[begin DATA SHOWN]

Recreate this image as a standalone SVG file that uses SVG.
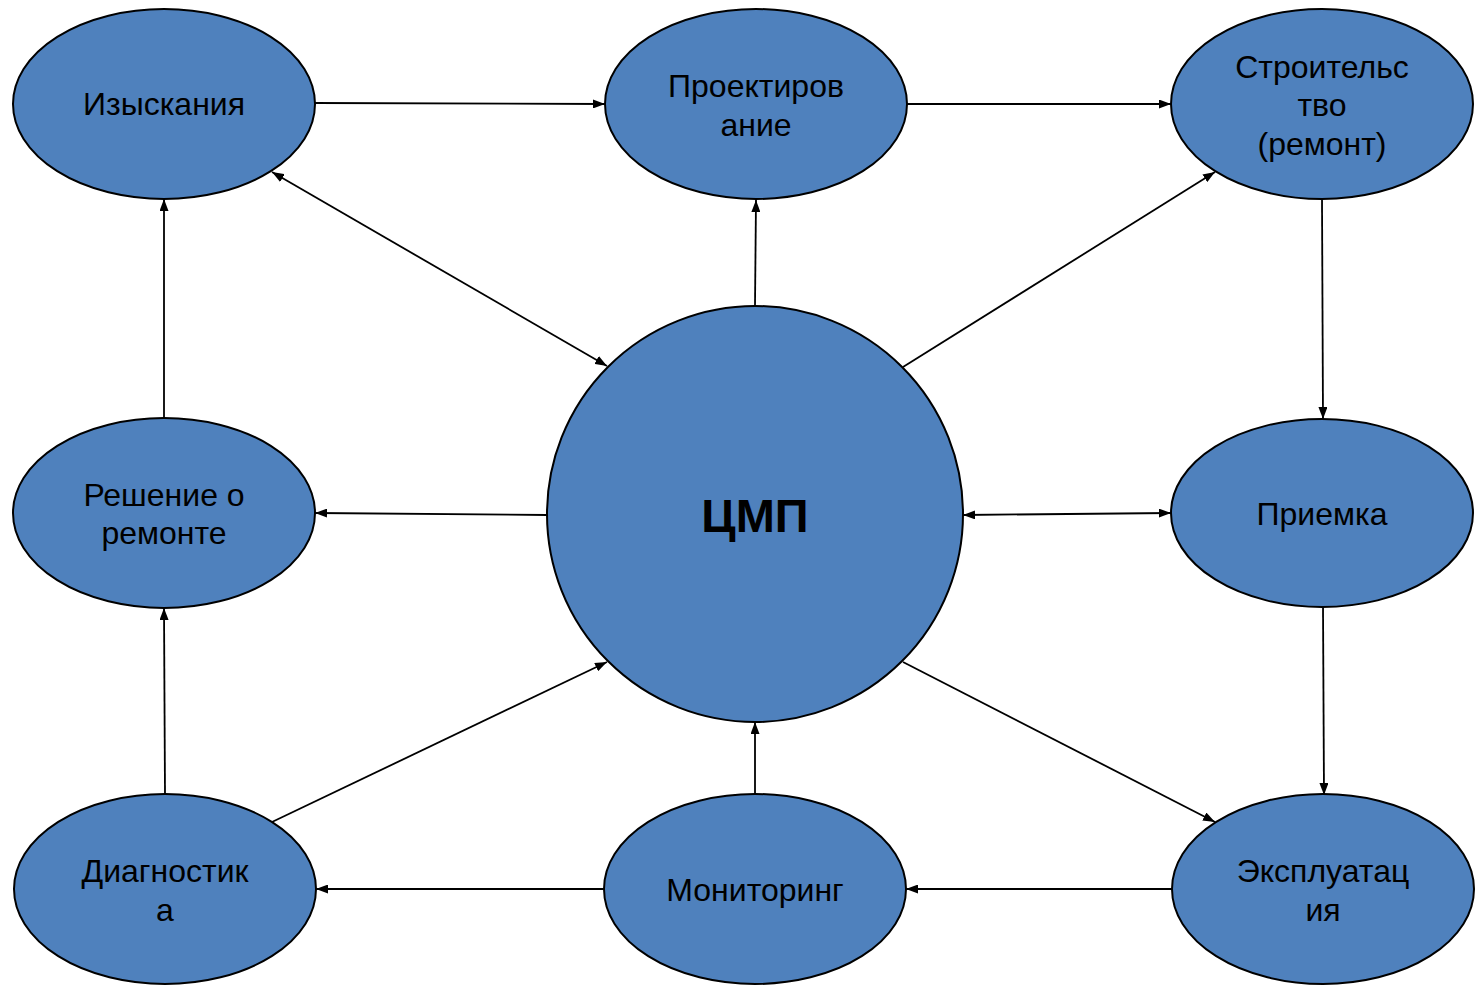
<svg xmlns="http://www.w3.org/2000/svg" width="1476" height="986" viewBox="0 0 1476 986">
<style>
.n{fill:#4F81BD;stroke:#000;stroke-width:2}
.t{font-family:"Liberation Sans",Arial,sans-serif;font-size:32px;fill:#000;text-anchor:middle}
.b{font-family:"Liberation Sans",Arial,sans-serif;font-size:47px;font-weight:bold;fill:#000;text-anchor:middle}
.c{stroke:#000;stroke-width:1.8;fill:none;marker-end:url(#a)}
.d{marker-start:url(#s)}
</style>
<defs>
<marker id="a" viewBox="0 0 12 9" refX="12" refY="4.5" markerWidth="12" markerHeight="9" markerUnits="userSpaceOnUse" orient="auto"><path d="M0,0 L12,4.5 L0,9 z" fill="#000"/></marker>
<marker id="s" viewBox="0 0 12 9" refX="0" refY="4.5" markerWidth="12" markerHeight="9" markerUnits="userSpaceOnUse" orient="auto"><path d="M12,0 L0,4.5 L12,9 z" fill="#000"/></marker>
</defs>
<rect width="1476" height="986" fill="#fff"/>
<g id="connectors">
<line class="c" x1="315" y1="103" x2="605" y2="104"/>
<line class="c" x1="907" y1="104" x2="1171" y2="104"/>
<line class="c d" x1="272" y1="172" x2="607" y2="366"/>
<line class="c" x1="755" y1="306" x2="756" y2="200"/>
<line class="c" x1="903" y1="367" x2="1215" y2="172"/>
<line class="c" x1="1322" y1="199" x2="1323" y2="419"/>
<line class="c d" x1="963" y1="515" x2="1171" y2="513"/>
<line class="c" x1="547" y1="515" x2="315" y2="513"/>
<line class="c" x1="164" y1="418" x2="164" y2="199"/>
<line class="c" x1="165" y1="795" x2="164" y2="608"/>
<line class="c" x1="272" y1="822" x2="607" y2="662"/>
<line class="c" x1="755" y1="795" x2="755" y2="722"/>
<line class="c" x1="604" y1="889" x2="316" y2="889"/>
<line class="c" x1="1172" y1="889" x2="906" y2="889"/>
<line class="c" x1="1323" y1="606" x2="1324" y2="795"/>
<line class="c" x1="903" y1="662" x2="1215" y2="822"/>
</g>
<g id="izyskaniya"><ellipse class="n" cx="164" cy="104" rx="151" ry="95"/><text class="t" x="164" y="115">Изыскания</text></g>
<g id="proektirovanie"><ellipse class="n" cx="756" cy="104" rx="151" ry="95"/><text class="t" x="756" y="97">Проектиров</text><text class="t" x="756" y="136">ание</text></g>
<g id="stroitelstvo"><ellipse class="n" cx="1322" cy="104" rx="151" ry="95"/><text class="t" x="1322" y="78">Строительс</text><text class="t" x="1322" y="116">тво</text><text class="t" x="1322" y="155">(ремонт)</text></g>
<g id="reshenie"><ellipse class="n" cx="164" cy="513" rx="151" ry="95"/><text class="t" x="164" y="506">Решение о</text><text class="t" x="164" y="544">ремонте</text></g>
<g id="cmp"><circle class="n" cx="755" cy="514" r="208"/><text class="b" x="755" y="532">ЦМП</text></g>
<g id="priemka"><ellipse class="n" cx="1322" cy="513" rx="151" ry="94"/><text class="t" x="1322" y="525">Приемка</text></g>
<g id="diagnostika"><ellipse class="n" cx="165" cy="889" rx="151" ry="95"/><text class="t" x="165" y="882">Диагностик</text><text class="t" x="165" y="921">а</text></g>
<g id="monitoring"><ellipse class="n" cx="755" cy="889" rx="151" ry="95"/><text class="t" x="755" y="901">Мониторинг</text></g>
<g id="ekspluataciya"><ellipse class="n" cx="1323" cy="889" rx="151" ry="95"/><text class="t" x="1323" y="882">Эксплуатац</text><text class="t" x="1323" y="921">ия</text></g>
</svg>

[end DATA SHOWN]

:: AIM ::
Transcribe all of the material exactly, leaving out whatever pictures it contains.

:: REPLY ::
Recreate this image as a standalone SVG file that uses SVG.
<svg xmlns="http://www.w3.org/2000/svg" width="1476" height="986" viewBox="0 0 1476 986">
<style>
.n{fill:#4F81BD;stroke:#000;stroke-width:2}
.t{font-family:"Liberation Sans",Arial,sans-serif;font-size:32px;fill:#000;text-anchor:middle}
.b{font-family:"Liberation Sans",Arial,sans-serif;font-size:47px;font-weight:bold;fill:#000;text-anchor:middle}
.c{stroke:#000;stroke-width:1.8;fill:none;marker-end:url(#a)}
.d{marker-start:url(#s)}
</style>
<defs>
<marker id="a" viewBox="0 0 12 9" refX="12" refY="4.5" markerWidth="12" markerHeight="9" markerUnits="userSpaceOnUse" orient="auto"><path d="M0,0 L12,4.5 L0,9 z" fill="#000"/></marker>
<marker id="s" viewBox="0 0 12 9" refX="0" refY="4.5" markerWidth="12" markerHeight="9" markerUnits="userSpaceOnUse" orient="auto"><path d="M12,0 L0,4.5 L12,9 z" fill="#000"/></marker>
</defs>
<rect width="1476" height="986" fill="#fff"/>
<g id="connectors">
<line class="c" x1="315" y1="103" x2="605" y2="104"/>
<line class="c" x1="907" y1="104" x2="1171" y2="104"/>
<line class="c d" x1="272" y1="172" x2="607" y2="366"/>
<line class="c" x1="755" y1="306" x2="756" y2="200"/>
<line class="c" x1="903" y1="367" x2="1215" y2="172"/>
<line class="c" x1="1322" y1="199" x2="1323" y2="419"/>
<line class="c d" x1="963" y1="515" x2="1171" y2="513"/>
<line class="c" x1="547" y1="515" x2="315" y2="513"/>
<line class="c" x1="164" y1="418" x2="164" y2="199"/>
<line class="c" x1="165" y1="795" x2="164" y2="608"/>
<line class="c" x1="272" y1="822" x2="607" y2="662"/>
<line class="c" x1="755" y1="795" x2="755" y2="722"/>
<line class="c" x1="604" y1="889" x2="316" y2="889"/>
<line class="c" x1="1172" y1="889" x2="906" y2="889"/>
<line class="c" x1="1323" y1="606" x2="1324" y2="795"/>
<line class="c" x1="903" y1="662" x2="1215" y2="822"/>
</g>
<g id="izyskaniya"><ellipse class="n" cx="164" cy="104" rx="151" ry="95"/><text class="t" x="164" y="115">Изыскания</text></g>
<g id="proektirovanie"><ellipse class="n" cx="756" cy="104" rx="151" ry="95"/><text class="t" x="756" y="97">Проектиров</text><text class="t" x="756" y="136">ание</text></g>
<g id="stroitelstvo"><ellipse class="n" cx="1322" cy="104" rx="151" ry="95"/><text class="t" x="1322" y="78">Строительс</text><text class="t" x="1322" y="116">тво</text><text class="t" x="1322" y="155">(ремонт)</text></g>
<g id="reshenie"><ellipse class="n" cx="164" cy="513" rx="151" ry="95"/><text class="t" x="164" y="506">Решение о</text><text class="t" x="164" y="544">ремонте</text></g>
<g id="cmp"><circle class="n" cx="755" cy="514" r="208"/><text class="b" x="755" y="532">ЦМП</text></g>
<g id="priemka"><ellipse class="n" cx="1322" cy="513" rx="151" ry="94"/><text class="t" x="1322" y="525">Приемка</text></g>
<g id="diagnostika"><ellipse class="n" cx="165" cy="889" rx="151" ry="95"/><text class="t" x="165" y="882">Диагностик</text><text class="t" x="165" y="921">а</text></g>
<g id="monitoring"><ellipse class="n" cx="755" cy="889" rx="151" ry="95"/><text class="t" x="755" y="901">Мониторинг</text></g>
<g id="ekspluataciya"><ellipse class="n" cx="1323" cy="889" rx="151" ry="95"/><text class="t" x="1323" y="882">Эксплуатац</text><text class="t" x="1323" y="921">ия</text></g>
</svg>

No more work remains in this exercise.